Es la necesidad de hacer memoria y resistir, no claudicar a la esperanza, a pesar de ver el recorrido de la humanidad de Hiroshima a Bagdad, ambas marcadas por las sombras del horror y el dolor.

Recuerdo Hiroshima, las voces del silencio que llegaban con la brisa y los fuertes vientos de la memoria. Aun hoy la revivo al recorrer y conversar con esas niñas de entonces, mujeres de hoy, marcadas por la vida y las arrugas del dolor en el momento en que sus inocentes ojos vieron desaparecer la ciudad, sus familias, la ternura y el amor. Sólo quedó la desolación, que nunca las ha abandonado.

Hoy, esas niñas-ancianas se han transformado en testigos de ese minuto en que la humanidad, Hiroshima, dejaron de ser cuando el hongo de la muerte se esparció.
Cada túmulo guarda los restos de los que ya no están, de aquellos tragados por la bomba atómica tras la exclamación del piloto del Enola Gay: "¡Dios mío! ¡Qué hemos hecho!"
Un vaso con agua para los espíritus de las víctimas que permanecen y ambulan reclamando calmar la sed del horror.

Ahí está la sombra en la piedra que permanece como testigo y observa en el devenir de los tiempos el paso de las nuevas generaciones. Observa a esas mujeres niñas-ancianas desde su silencio que parece decir: "Tú puedes envejecer, yo no. Puedo ver florecer los cerezos, pero no puedo disfrutar su aroma. Estoy amarrado a la piedra para toda la eternidad. ¿Recuerdas ese momento? Estaba sentado aquí. De todo mi ser sólo quedó mi sombra: lo que soy y seré en el tiempo de la memoria. Gracias, pequeña, por el agua".

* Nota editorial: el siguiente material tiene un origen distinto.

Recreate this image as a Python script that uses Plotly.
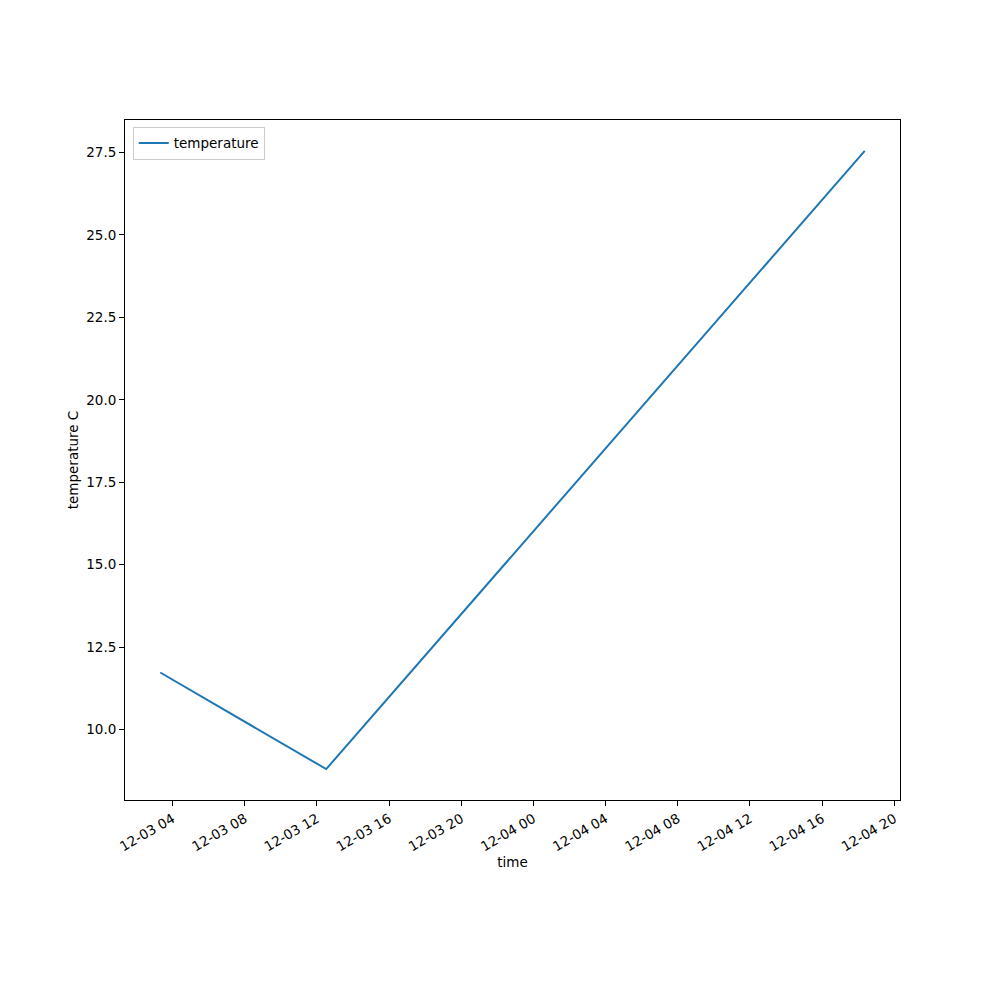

El tiempo y las distancias se unen en los caminos del horror y la esperanza, en la resistencia y lucha de los pueblos; en sus contradicciones y conflictos. En la locura de los gobernantes y los intereses políticos, económicos y militares que llevan a la humanidad, una vez más, a tensar la cuerda y los límites de lo posible. Nuevamente el monstruo grande que pisa fuerte toda la pobre inocencia de la gente.

Las guerras, las muertes y las sombras del horror de Hiroshima a Irak; gobernantes que buscan justificar sus horrores y errores, que no son sino desprecio a la vida humana y de todo ser viviente.

Bagdad, ciudad milenaria, cuna de la civilización, hoy está devastada, invadida por tropas de ocupación de Estados Unidos y Gran Bretaña que llevan el terror y la muerte en sus ojos y corazones.

Después de cruzar el desierto y asomarnos a los ríos Tigris y Eufrates, nos encontramos en Bagdad con una mujer musulmana, Ayamira, quien con gran coraje vive, o vivía, en su carromato, frente al refugio donde murieron 600 niños víctimas de dos bombas inteligentes que entraron por el tubo de la ventilación. En el refugio destruido hay dos sombras de mujeres, una con su bebé en brazos; la otra observa de perfil la inocencia truncada, esa que ya no recibirá la ternura ni el amor de su madre.

Las sombras de Hiroshima e Irak se han unido en el tiempo y en la memoria de los pueblos para denunciar con el grito silencioso de la humanidad los horrores de la guerra. ¿Hasta cuándo seguirán en el pozo, sin saber mirar las estrellas?

Hiroshima e Irak se unen en un camino de violencia y muerte que pasa por Nagasaki, pero también por Afganistán, Guantánamo, Rwanda, Congo, Burundi, América Latina, Tíbet, el hambre y la pobreza, y la explotación de mujeres y niños.

"Sólo le pido a Dios que la guerra no me sea indiferente, es un monstruo grande que pisa fuerte". Sólo pido que no acabe la resistencia de los pueblos para que no muera la esperanza de que otro mundo mejor es posible.